Rate Limiting with Redis
We use different forms of rate limiting throughout DomainTools. Common use cases are detecting abusive actors trying to scrape our data and limiting requests to external services to avoid placing any undue load.
I have seen and used many different algorithms for rate limiting requests but none of which met the requirements for a project I was recently working on. These requirements being strict limits avoiding time boundary issues, multiple limit rules, manual blocks, and a distributed architecture so that multiple systems can use it concurrently.
The first problem I see with a lot of algorithms is how they handle time boundaries.
For example, lets say we wanted to limit to 20 requests per minute. We could increment a counter when we make a request and clear this count at the start of every new minute. If the counter is at 20 and we want to make another request, this would be over our limit. This appears to do the right thing as we would average only 20 requests per minute. The problem with this simple algorithm is that it is possible to make 20 requests in the last second of a given minute, and another 20 in the first second of the next. 40 requests in 2 seconds. I need something where we never make more than 20 requests in a sliding 60 second window.

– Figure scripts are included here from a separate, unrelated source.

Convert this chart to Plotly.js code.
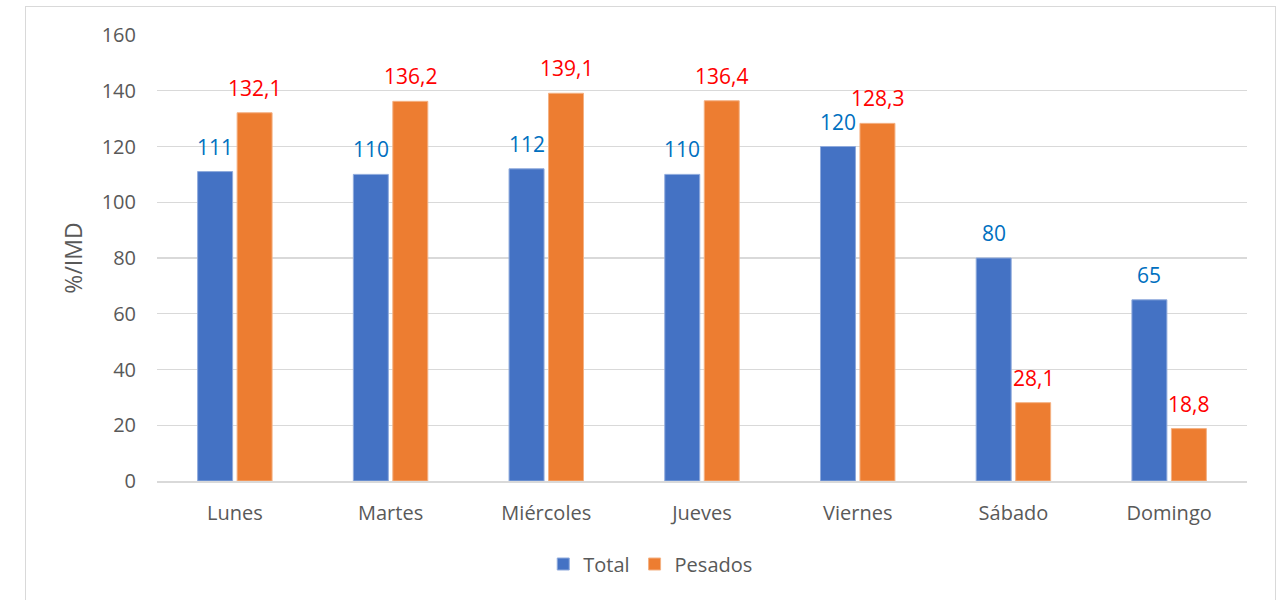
<!DOCTYPE html>
<html>
<head>
<meta charset="utf-8">
<script src="https://cdn.plot.ly/plotly-3.0.1.min.js"></script>
<style>
  html, body { margin: 0; padding: 0; background: #fff; }
  #wrap { position: relative; width: 1281px; height: 600px; }
  #frame { position: absolute; left: 25px; top: 6px; width: 1251px; height: 600px;
           border: 1.5px solid #d9d9d9; box-sizing: border-box; pointer-events: none; }
  #chart { position: absolute; left: 0; top: 0; width: 1281px; height: 600px; }
</style>
</head>
<body>
<div id="wrap">
  <div id="chart"></div>
  <div id="frame"></div>
</div>
<script>
// Daily traffic as a percentage of the average daily volume (IMD)
const days = ['Lunes', 'Martes', 'Miércoles', 'Jueves', 'Viernes', 'Sábado', 'Domingo'];
const total = [111, 110, 112, 110, 120, 80, 65];
const pesados = [132.1, 136.2, 139.1, 136.4, 128.3, 28.1, 18.8];

const FONT = 'Open Sans, sans-serif';
const BLUE = '#4472C4';
const ORANGE = '#ED7D31';

const traces = [
  {
    type: 'bar', name: 'Total', x: days, y: total,
    marker: { color: BLUE, line: { color: '#8faadc', width: 1 } }
  },
  {
    type: 'bar', name: 'Pesados', x: days, y: pesados,
    marker: { color: ORANGE, line: { color: '#f4b183', width: 1 } }
  }
];

// Value labels above each bar, offset horizontally to sit over its own bar
const SLOT = 39.5;
const annotations = [];
days.forEach((d, i) => {
  annotations.push({
    x: d, y: total[i], xref: 'x', yref: 'y', text: String(total[i]),
    showarrow: false, yanchor: 'bottom', xshift: -SLOT / 2, yshift: 9,
    font: { family: FONT, size: 21, color: '#0070C0' }
  });
  annotations.push({
    x: d, y: pesados[i], xref: 'x', yref: 'y', text: pesados[i].toFixed(1).replace('.', ','),
    showarrow: false, yanchor: 'bottom', xshift: SLOT / 2, yshift: 9,
    font: { family: FONT, size: 21, color: '#FF0000' }
  });
});

const layout = {
  width: 1281, height: 600,
  margin: { l: 157, r: 34, t: 35, b: 119, pad: 0 },
  paper_bgcolor: '#ffffff', plot_bgcolor: '#ffffff',
  barmode: 'group', bargap: 0.493, bargroupgap: 0.114,
  separators: ',.',
  font: { family: FONT, size: 20, color: '#595959' },
  xaxis: {
    type: 'category', showgrid: false, zeroline: false,
    showline: true, linecolor: '#d9d9d9', linewidth: 1.5,
    ticks: '', ticklabelstandoff: 13,
    tickfont: { family: FONT, size: 20, color: '#595959' }
  },
  yaxis: {
    range: [0, 160], dtick: 20, tick0: 0,
    showgrid: true, gridcolor: '#d9d9d9', gridwidth: 1.2,
    zeroline: false, showline: false, ticks: '', ticklabelstandoff: 20,
    tickfont: { family: FONT, size: 20, color: '#595959' },
    title: { text: '%/IMD', standoff: 12, font: { family: FONT, size: 23, color: '#595959' } }
  },
  legend: {
    orientation: 'h', xref: 'container', yref: 'container',
    x: 0.508, xanchor: 'center', y: 0.06, yanchor: 'middle',
    font: { family: FONT, size: 20, color: '#595959' },
    itemwidth: 30, traceorder: 'normal'
  },
  annotations: annotations,
  showlegend: true
};

Plotly.newPlot('chart', traces, layout, { displayModeBar: false, staticPlot: true });
</script>
</body>
</html>
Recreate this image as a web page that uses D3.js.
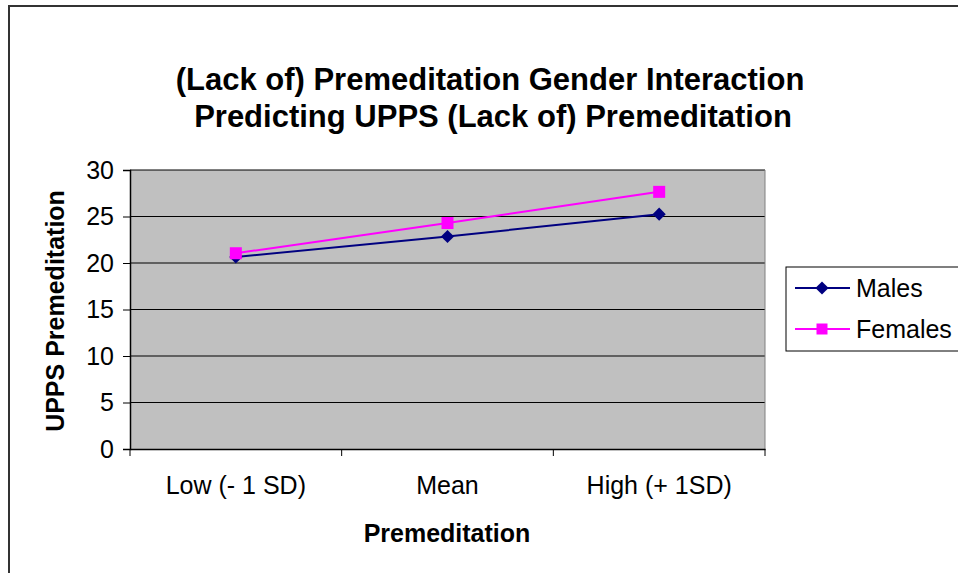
<!DOCTYPE html>
<html>
<head>
<meta charset="utf-8">
<script src="https://cdn.jsdelivr.net/npm/d3@7"></script>
<style>
  body { margin: 0; background: #fff; }
  svg { display: block; font-family: "Liberation Sans", Arial, sans-serif; }
</style>
</head>
<body>
<svg id="chart"></svg>
<script>
const categories = ['Low (- 1 SD)', 'Mean', 'High (+ 1SD)'];
const males = [20.65, 22.85, 25.25];
const females = [21.05, 24.3, 27.65];
const yTicks = [0, 5, 10, 15, 20, 25, 30];

const W = 958, H = 573;
const plot = {left: 130, right: 765, top: 170, bottom: 449};

const svg = d3.select('#chart')
  .attr('width', W)
  .attr('height', H);

// outer chart border
svg.append('rect')
  .attr('x', 9).attr('y', 6)
  .attr('width', 1000).attr('height', 700)
  .attr('fill', '#fff')
  .attr('stroke', '#333')
  .attr('stroke-width', 2);

const x = d3.scaleBand()
  .domain(categories)
  .range([plot.left, plot.right]);

const y = d3.scaleLinear()
  .domain([0, 30])
  .range([plot.bottom, plot.top]);

// plot area
svg.append('rect')
  .attr('x', plot.left).attr('y', plot.top)
  .attr('width', plot.right - plot.left)
  .attr('height', plot.bottom - plot.top)
  .attr('fill', '#c0c0c0');

// gridlines
svg.append('g')
  .selectAll('line')
  .data(yTicks.filter(d => d > 0))
  .enter()
  .append('line')
  .attr('x1', plot.left).attr('x2', plot.right)
  .attr('y1', d => y(d)).attr('y2', d => y(d))
  .attr('stroke', '#000')
  .attr('stroke-width', 1);

// right border of plot area
svg.append('line')
  .attr('x1', plot.right).attr('x2', plot.right)
  .attr('y1', plot.top).attr('y2', plot.bottom)
  .attr('stroke', '#808080');

// y axis
const yAxis = svg.append('g')
  .attr('transform', `translate(${plot.left},0)`)
  .call(d3.axisLeft(y).tickValues(yTicks).tickSize(7).tickPadding(9).tickFormat(d3.format('d')));
yAxis.selectAll('text').style('font-size', '25px').attr('fill', '#000');

// x axis
const xAxis = svg.append('g')
  .attr('transform', `translate(0,${plot.bottom})`)
  .call(d3.axisBottom(x).tickSize(0).tickPadding(27));
xAxis.selectAll('text').style('font-size', '25px').attr('fill', '#000');
xAxis.selectAll('.tick line').remove();
xAxis.append('g')
  .selectAll('line')
  .data(d3.range(categories.length + 1))
  .enter()
  .append('line')
  .attr('x1', i => plot.left + i * x.step())
  .attr('x2', i => plot.left + i * x.step())
  .attr('y1', 0).attr('y2', 7)
  .attr('stroke', '#000');
svg.selectAll('.domain').attr('stroke', '#000').attr('stroke-width', 1.5);

const cx = d => x(d) + x.bandwidth() / 2;

const line = d3.line()
  .x((d, i) => cx(categories[i]))
  .y(d => y(d));

// males series
svg.append('path')
  .datum(males)
  .attr('fill', 'none')
  .attr('stroke', '#000080')
  .attr('stroke-width', 2)
  .attr('d', line);

svg.selectAll('.male')
  .data(males)
  .enter()
  .append('path')
  .attr('class', 'male')
  .attr('transform', (d, i) => `translate(${cx(categories[i])},${y(d)})`)
  .attr('d', d3.symbol().type(d3.symbolDiamond2).size(110))
  .attr('fill', '#000080');

// females series
svg.append('path')
  .datum(females)
  .attr('fill', 'none')
  .attr('stroke', '#ff00ff')
  .attr('stroke-width', 2)
  .attr('d', line);

svg.selectAll('.female')
  .data(females)
  .enter()
  .append('rect')
  .attr('class', 'female')
  .attr('x', (d, i) => cx(categories[i]) - 6)
  .attr('y', d => y(d) - 6)
  .attr('width', 12).attr('height', 12)
  .attr('fill', '#ff00ff');

// title
const title = svg.append('text')
  .attr('text-anchor', 'middle')
  .style('font-size', '31px')
  .style('font-weight', 'bold');
title.append('tspan').attr('x', 490).attr('y', 90).text('(Lack of) Premeditation Gender Interaction');
title.append('tspan').attr('x', 493).attr('y', 127).text('Predicting UPPS (Lack of) Premeditation');

// axis titles
svg.append('text')
  .attr('x', 447).attr('y', 542)
  .attr('text-anchor', 'middle')
  .style('font-size', '25px')
  .style('font-weight', 'bold')
  .text('Premeditation');

svg.append('text')
  .attr('transform', 'translate(64,311) rotate(-90)')
  .attr('text-anchor', 'middle')
  .style('font-size', '25px')
  .style('font-weight', 'bold')
  .text('UPPS Premeditation');

// legend
const legend = svg.append('g');
legend.append('rect')
  .attr('x', 786).attr('y', 267)
  .attr('width', 200).attr('height', 84)
  .attr('fill', '#fff')
  .attr('stroke', '#000');

const series = [
  {name: 'Males', color: '#000080', shape: 'diamond'},
  {name: 'Females', color: '#ff00ff', shape: 'square'}
];

const item = legend.selectAll('.item')
  .data(series)
  .enter()
  .append('g')
  .attr('transform', (d, i) => `translate(0,${288 + i * 41})`);

item.append('line')
  .attr('x1', 795).attr('x2', 850)
  .attr('stroke', d => d.color)
  .attr('stroke-width', 2);

item.append('path')
  .attr('transform', 'translate(822,0)')
  .attr('d', d => d.shape === 'diamond'
    ? d3.symbol().type(d3.symbolDiamond2).size(110)()
    : d3.symbol().type(d3.symbolSquare).size(121)())
  .attr('fill', d => d.color);

item.append('text')
  .attr('x', 856).attr('y', 9)
  .style('font-size', '25px')
  .text(d => d.name);
</script>
</body>
</html>
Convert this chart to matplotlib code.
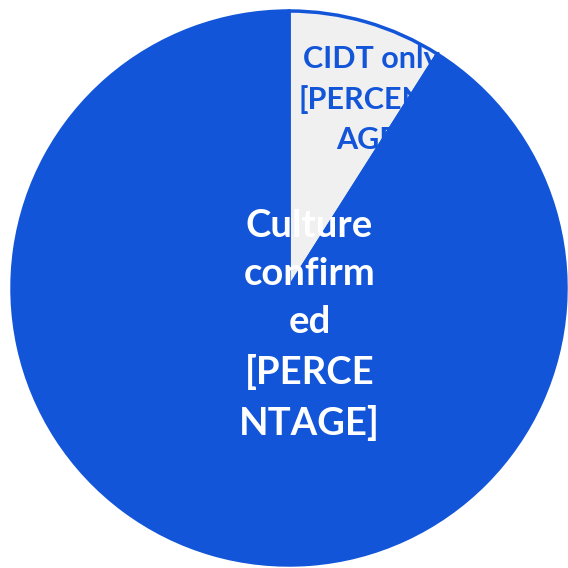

To minimize this effect, you can use more time buckets for a higher resolution but then counting requests back days or longer will require a large number of buckets.
Token or Leaky buckets will also allow you to limit to an average of 20 requests per minute but allow bursts of traffic after a period of inactivity.
I also needed more sophisticated limit rules.
I may want to limit to 800 requests daily, but I do not want a burst of 800 requests in the first minute of that day. What I want was to define multiple limit rules which work together. Say let a maximum of 1 request through per second, 20 per minute, 200 per hour, and 800 per day.
Rate limiting solution: Redis
The Redis datastore was an obvious choice to implement my own version of a rate limiter:
- It is extremely fast, persistent, and is a lot more than just a simple key/value store.
- The algorithm and data structure I chose was straightforward.
- I keep a timestamp log of requests in a Redis list data type which allows fast appending and trimming of elements.
As an example, I will use the table below to show the timestamps of five previous requests.
Requests ago | 1 | 2 | 3 | 4 | 5 |
Timestamp | 12:34:28 | 12:34:26 | 12:34:14 | 12:33:37 | 12:33:35 |
If I have two rules of 1 per second and 5 per minute, I grab the 1st and 5th timestamps representing the last request and 5 requests ago.
If the 1st timestamp is less than 1 second old the first rate limit rule will fail. Likewise if the 5th timestamp is less than 1 minute old the second rule fails.
At 12:34:31 the first timestamp is 3 seconds old, but the 5th timestamp is only 56 seconds old triggering the second rule. We could calculate we need to wait 4 seconds before trying again.
At 12:34:40 the first rule passes as it is 12 seconds old, the second rule also passes as it is now 65 seconds old.
We can then allow the request and append the current time to the timestamp log.
As we never look past the 5th request to check our two rules, we can trim the list to 5 elements. The maximum time we need to keep requests is 1 minute from the longest limit rule, so this is what I set the time to live. If we never use this list again, it will drop out of the database after 60 seconds trimming the dataset of unnecessary entries.
After inserting our new timestamp the redis list now looks like this.
Requests ago | 1 | 2 | 3 | 4 | 5 |
Timestamp | 12:34:40 | 12:34:28 | 12:34:26 | 12:34:14 | 12:33:37 |
We store a large number of these timestamp lists in our redis store, all referenced by user definable keys. This allows us to track a large number of requests independently.
To give an indication on how this will scale, I use this to track over 100,000 timestamp logs averaging 60 requests in each list. Timestamp logs are kept for one day and the redis server sits easily in a few hundred MB of RAM.